start Listing

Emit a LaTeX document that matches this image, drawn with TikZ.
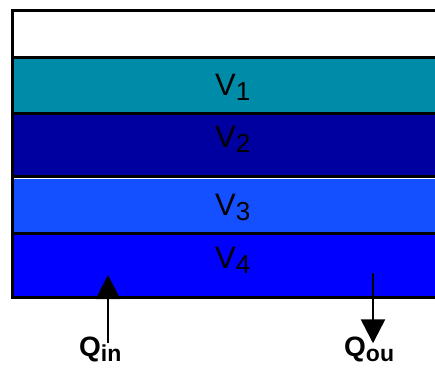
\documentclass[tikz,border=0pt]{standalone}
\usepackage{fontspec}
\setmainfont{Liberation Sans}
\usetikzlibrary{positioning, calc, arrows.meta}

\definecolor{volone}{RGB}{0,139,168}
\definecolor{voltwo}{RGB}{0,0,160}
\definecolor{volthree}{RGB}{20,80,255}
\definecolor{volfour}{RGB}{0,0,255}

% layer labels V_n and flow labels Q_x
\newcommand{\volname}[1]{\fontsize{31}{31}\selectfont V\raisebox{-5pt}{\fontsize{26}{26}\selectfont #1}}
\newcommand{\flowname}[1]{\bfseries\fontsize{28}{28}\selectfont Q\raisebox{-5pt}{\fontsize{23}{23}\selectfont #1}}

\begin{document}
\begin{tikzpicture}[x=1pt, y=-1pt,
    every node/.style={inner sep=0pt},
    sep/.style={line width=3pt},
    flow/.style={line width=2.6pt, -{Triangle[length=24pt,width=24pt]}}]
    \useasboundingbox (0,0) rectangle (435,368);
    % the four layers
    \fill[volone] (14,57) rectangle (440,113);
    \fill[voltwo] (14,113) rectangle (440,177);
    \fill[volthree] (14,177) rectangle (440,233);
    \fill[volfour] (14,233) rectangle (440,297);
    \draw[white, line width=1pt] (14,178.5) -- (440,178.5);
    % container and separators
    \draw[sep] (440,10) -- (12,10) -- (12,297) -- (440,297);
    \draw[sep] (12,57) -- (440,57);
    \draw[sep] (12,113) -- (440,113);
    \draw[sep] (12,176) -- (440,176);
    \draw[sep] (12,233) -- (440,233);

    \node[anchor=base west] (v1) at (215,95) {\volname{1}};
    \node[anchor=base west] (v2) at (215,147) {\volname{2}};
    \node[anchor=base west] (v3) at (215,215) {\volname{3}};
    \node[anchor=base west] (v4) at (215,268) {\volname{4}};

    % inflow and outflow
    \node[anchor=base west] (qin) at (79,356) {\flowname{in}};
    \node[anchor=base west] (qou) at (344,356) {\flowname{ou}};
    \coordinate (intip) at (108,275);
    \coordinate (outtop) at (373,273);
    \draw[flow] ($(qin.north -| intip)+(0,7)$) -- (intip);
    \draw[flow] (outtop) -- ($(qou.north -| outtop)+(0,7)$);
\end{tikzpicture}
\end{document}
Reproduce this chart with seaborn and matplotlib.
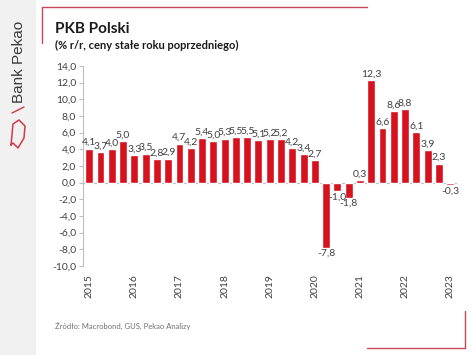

end Listing

◆ **Task**
Repeat each entry exactly. Pictures do not belong in the copy.

◆ **Complete response**
Emit a LaTeX document that matches this image, drawn with TikZ.
\documentclass[tikz,border=0pt]{standalone}
\usepackage{fontspec}
\setmainfont{Liberation Sans}
\usetikzlibrary{positioning, calc, arrows.meta}

\definecolor{volone}{RGB}{0,139,168}
\definecolor{voltwo}{RGB}{0,0,160}
\definecolor{volthree}{RGB}{20,80,255}
\definecolor{volfour}{RGB}{0,0,255}

% layer labels V_n and flow labels Q_x
\newcommand{\volname}[1]{\fontsize{31}{31}\selectfont V\raisebox{-5pt}{\fontsize{26}{26}\selectfont #1}}
\newcommand{\flowname}[1]{\bfseries\fontsize{28}{28}\selectfont Q\raisebox{-5pt}{\fontsize{23}{23}\selectfont #1}}

\begin{document}
\begin{tikzpicture}[x=1pt, y=-1pt,
    every node/.style={inner sep=0pt},
    sep/.style={line width=3pt},
    flow/.style={line width=2.6pt, -{Triangle[length=24pt,width=24pt]}}]
    \useasboundingbox (0,0) rectangle (435,368);
    % the four layers
    \fill[volone] (14,57) rectangle (440,113);
    \fill[voltwo] (14,113) rectangle (440,177);
    \fill[volthree] (14,177) rectangle (440,233);
    \fill[volfour] (14,233) rectangle (440,297);
    \draw[white, line width=1pt] (14,178.5) -- (440,178.5);
    % container and separators
    \draw[sep] (440,10) -- (12,10) -- (12,297) -- (440,297);
    \draw[sep] (12,57) -- (440,57);
    \draw[sep] (12,113) -- (440,113);
    \draw[sep] (12,176) -- (440,176);
    \draw[sep] (12,233) -- (440,233);

    \node[anchor=base west] (v1) at (215,95) {\volname{1}};
    \node[anchor=base west] (v2) at (215,147) {\volname{2}};
    \node[anchor=base west] (v3) at (215,215) {\volname{3}};
    \node[anchor=base west] (v4) at (215,268) {\volname{4}};

    % inflow and outflow
    \node[anchor=base west] (qin) at (79,356) {\flowname{in}};
    \node[anchor=base west] (qou) at (344,356) {\flowname{ou}};
    \coordinate (intip) at (108,275);
    \coordinate (outtop) at (373,273);
    \draw[flow] ($(qin.north -| intip)+(0,7)$) -- (intip);
    \draw[flow] (outtop) -- ($(qou.north -| outtop)+(0,7)$);
\end{tikzpicture}
\end{document}
Reproduce this chart with seaborn and matplotlib.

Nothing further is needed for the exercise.